** What to produce **
Wherever a line below holds the word "with", copy that line.

━━━━━━━━━━━━━━━━━━━━━━━━━━━━━━

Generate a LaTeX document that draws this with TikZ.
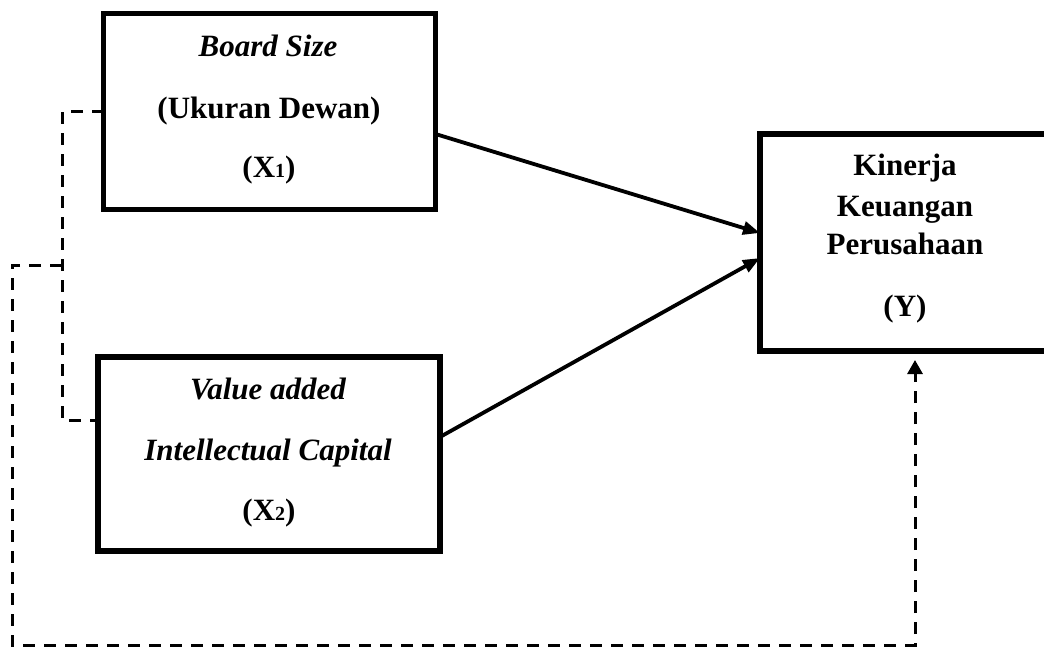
\documentclass[tikz,border=0pt]{standalone}
\usepackage{fontspec}
\setmainfont{Liberation Serif}
\usetikzlibrary{arrows.meta,calc}
\begin{document}
\begin{tikzpicture}[x=1pt,y=-1pt,
  box/.style={draw, line width=5.5pt, inner sep=0pt, outer sep=0pt},
  lbl/.style={anchor=base, inner sep=0pt, font=\fontsize{31}{37}\selectfont\bfseries},
  lbli/.style={anchor=base, inner sep=0pt, font=\fontsize{31}{37}\selectfont\bfseries\itshape},
  arr/.style={line width=3.8pt, -{Triangle[length=17pt,width=13pt]}},
  dsh/.style={line width=3pt, dash pattern=on 12pt off 9pt},
]
\useasboundingbox (0,0) rectangle (1044,648);
\clip (0,0) rectangle (1044,648);
% boxes
\node[box, minimum width=332pt, minimum height=196pt] (x1) at (269.5,111.5) {};
\node[box, minimum width=342pt, minimum height=194pt] (x2) at (269,454) {};
\node[box, minimum width=290pt, minimum height=217pt] (y) at (905,242.5) {};
% texts
\node[lbli] (t1a) at (268,56) {Board Size};
\node[lbl] (t1b) at (269,118) {(Ukuran Dewan)};
\node[lbl] (t1c) at (269,177) {(X{\fontsize{20}{20}\selectfont 1})};
\node[lbli] (t2a) at (268,399) {Value added};
\node[lbli] (t2b) at (268,460) {Intellectual Capital};
\node[lbl] (t2c) at (269,520) {(X{\fontsize{20}{20}\selectfont 2})};
\node[lbl] (t3a) at (905,175) {Kinerja};
\node[lbl] (t3b) at (905,216) {Keuangan};
\node[lbl] (t3c) at (905,254) {Perusahaan};
\node[lbl] (t3d) at (905,316) {(Y)};
% solid arrows
\draw[arr] ($(x1.east)+(0,22.5)$) -- ($(y.west)+(0,-9.5)$);
\draw[arr] ($(x2.east)+(0,-17)$) -- ($(y.west)+(0,15.5)$);
% dashed connectors
\coordinate (a1) at ($(x1.west)+(-41.5,0)$);
\coordinate (a2) at ($(x2.west)+(-36,-34)$);
\draw[dsh] (x1.west) -- (a1) -- (a2) -- ($(x2.west)+(0,-34)$);
\coordinate (j) at (62,265);
\coordinate (c1) at (12,265);
\coordinate (c2) at (12,645);
\coordinate (c3) at (915,645);
\draw[dsh, -{Triangle[length=14pt,width=15pt]}, shorten >=9pt] (j) -- (c1) -- (c2) -- (c3) -- (y.south -| c3);
\end{tikzpicture}
\end{document}
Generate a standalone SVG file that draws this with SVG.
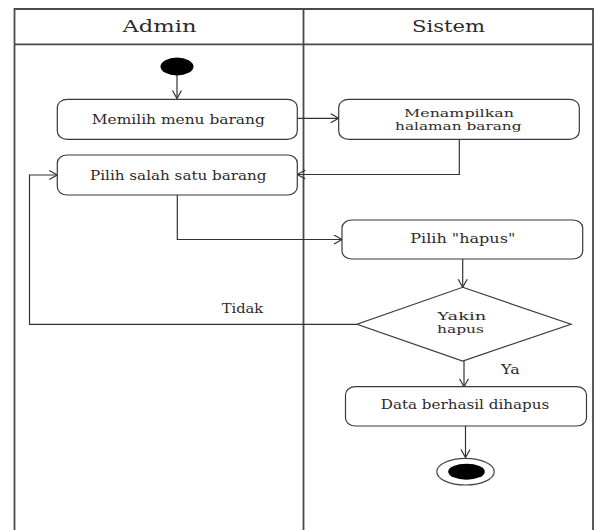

━━━━━━━━━━━━━━━━━━━━━━━━━━━━━━

** Output of the exercise **
Generate a LaTeX document that draws this with TikZ.
Generate a standalone SVG file that draws this with SVG.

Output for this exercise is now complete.